Malignancy - Intrauterine Cannibalism 12" vinyl LP
Hells Headbangers / Haunted Hotel Records co-release
This classick 90s brutal death metal album is back in press (after way too many years OOP) thanks to Hells Headbangers and Haunted Hotel Records.
This features the original (and better) 1999 recording/master with Roger Beaujard (Mortician) on drums. This is NOT the 2019 re-recording.
100% one of the greatest brutal death metal albums ever released. MANDATORY in every sick death metal freak's collection.
Housed in a black poly-lined sleeve with lyrics insert.
Limited to:
● 300 black vinyl
● 600 oxblood/white/black marbled vinyl
Malignancy’s Intrauterine Cannibalism remains a landmark in brutal death metal—not because it redefined the genre’s boundaries with abstract progressions or studio wizardry, but because it mastered the very chaos that so many others merely flirt with. Clocking in at a lean 33 minutes, the album is a surgically precise assault: unrelenting in its speed and intent, yet never losing track of what matters most—the riff.
From the opening seconds, there’s no warm-up, no theatrical overture; just instantaneous carnage. The riffage is impossibly dense and constantly mutating, driven by a blistering, technically advanced drum performance from Roger J. Beaujard (of MORTICIAN fame). There’s an undeniable grind influence beneath the death metal architecture, with blastbeats acting less as filler and more as controlled detonations that highlight the surgical violence of the guitars.
Danny Nelson’s vocal performance deserves special mention. His gutturals are subterranean and grotesque, yet never cartoonish. He balances them with manic highs that feel like shrieks from a parallel dimension, and while brutal death metal vocals often fall into indistinct patterns, Nelson’s voice is a living, writhing organism—equal parts horror and groove.
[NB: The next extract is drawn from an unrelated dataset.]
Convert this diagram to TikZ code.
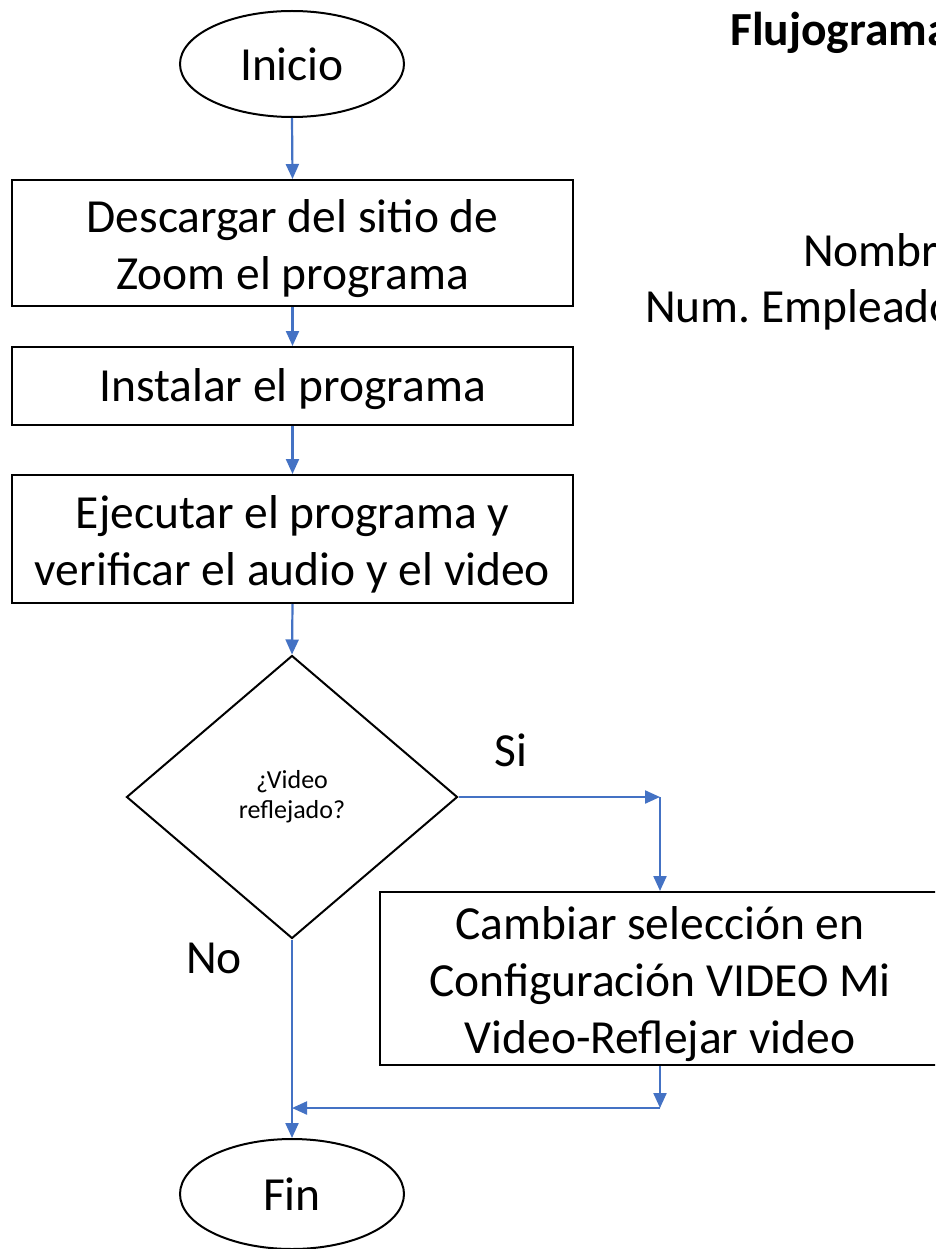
\documentclass[tikz,border=0pt]{standalone}
\usepackage{fontspec}
\setmainfont{Carlito}
\usetikzlibrary{shapes.geometric,arrows.meta}
\definecolor{conn}{HTML}{4472C4}
\frenchspacing
\newcommand\firstlift{\rule{0pt}{44pt}}
\tikzset{
  shapeline/.style={draw=black,line width=2pt,inner sep=0pt,align=center,font=\fontsize{47.5}{57}\selectfont},
  procbox/.style={shapeline,rectangle,minimum width=561pt},
  termin/.style={shapeline,ellipse,minimum width=224pt,minimum height=106pt},
  decis/.style={shapeline,diamond,minimum width=331pt,minimum height=283pt,font=\fontsize{26}{30}\selectfont},
  conarrow/.style={draw=conn,line width=2.2pt,-{Triangle[length=15pt,width=13pt]}},
  lbl/.style={inner sep=0pt,font=\fontsize{47.5}{57}\selectfont},
  hdr/.style={inner sep=0pt,anchor=west,font=\fontsize{47.5}{57}\selectfont}
}
\begin{document}
\begin{tikzpicture}[x=1pt,y=-1pt]
\useasboundingbox (0,0) rectangle (935,1249);
\clip (0,0) rectangle (935,1249);
\fill[white] (0,0) rectangle (935,1249);
\node[termin] (inicio) at (292,64) {Inicio};
\node[procbox,minimum height=126pt] (b1) at (292.5,243) {\firstlift Descargar del sitio de\\Zoom el programa};
\node[procbox,minimum height=78pt] (b2) at (292.5,386) {\rule{0pt}{40pt}Instalar el programa};
\node[procbox,minimum height=128pt] (b3) at (292.5,539) {\firstlift Ejecutar el programa y\\verificar el audio y el video};
\node[decis] (d) at (292,797) {¿Video\\reflejado?};
\node[procbox,minimum width=560pt,minimum height=173pt] (b4) at (660,978.5) {\firstlift Cambiar selección en\\Configuración VIDEO Mi\\Video-Reflejar video};
\node[termin,minimum height=110pt] (fin) at (292,1194) {Fin};
\coordinate (c1) at (660,797);
\coordinate (c2) at (660,1108);
\coordinate (c3) at (292,1108);
\node[lbl] (si) at (511,750) {Si};
\node[lbl] (no) at (214,958) {No};
\node[hdr,font=\bfseries\fontsize{47.5}{57}\selectfont] (t1) at (730,33) {Flujograma};
\node[hdr] (t2) at (803,250) {Nombre};
\node[hdr] (t3) at (645,310) {Num. Empleado};
\draw[conarrow] (inicio.south) -- (b1.north);
\draw[conarrow] (b1.south) -- (b2.north);
\draw[conarrow] (b2.south) -- (b3.north);
\draw[conarrow] (b3.south) -- (d.north);
\draw[conarrow] (d.east) -- (c1);
\draw[conarrow] (c1) -- (b4.north);
\draw[conarrow] (d.south) -- (fin.north);
\draw[conarrow] (b4.south) -- (c2);
\draw[conarrow] (c2) -- (c3);
\end{tikzpicture}
\end{document}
Despite the extremity on display, Intrauterine Cannibalism never descends into technical wankery. The band clearly knows their instruments inside and out, but what stands out is their restraint. Instead of chasing endless speed for its own sake, they pivot constantly between crushing mid-paced breakdowns, gnarly tempo shifts, and fretboard fireworks that actually serve the song. Tracks like “Rotten Seed” and “Post Fetal Depression” are brimming with disorienting riff changes that somehow feel coherent: chaotic, but never aimless.
Perhaps most impressive is the album’s ability to retain memorability amidst the madness. “Waterlogged Corpse” hits like a cinder block to the temple, while “Bag” manages to distill the band’s entire mission statement into a tight, furious three-minute finale. Even the samples—often a point of contention in brutal death metal—are tastefully brief and never derail the momentum.
It’s the feeling that sets Intrauterine Cannibalism apart. Where other records in this space can feel sterile or overly clinical, Malignancy injects genuine dread and primal energy into every measure. The production, while raw by modern standards, actually enhances the record’s twisted, almost anatomical atmosphere. The instruments have room to breathe, yet the mix is suffocating when it needs to be. Everything is clear, defined, but still dangerous.
This is one of those rare records where every second counts. No fluff, no filler—just thirteen meticulously crafted slabs of sonic violence that refuse to outstay their welcome. Nearly three decades on, Intrauterine Cannibalism still stands as one of the most effective and complete statements in brutal death metal: sick, smart, and savagely efficient.
For die hards of: None So Vile, early Devourment, and death metal with brains behind the brutality.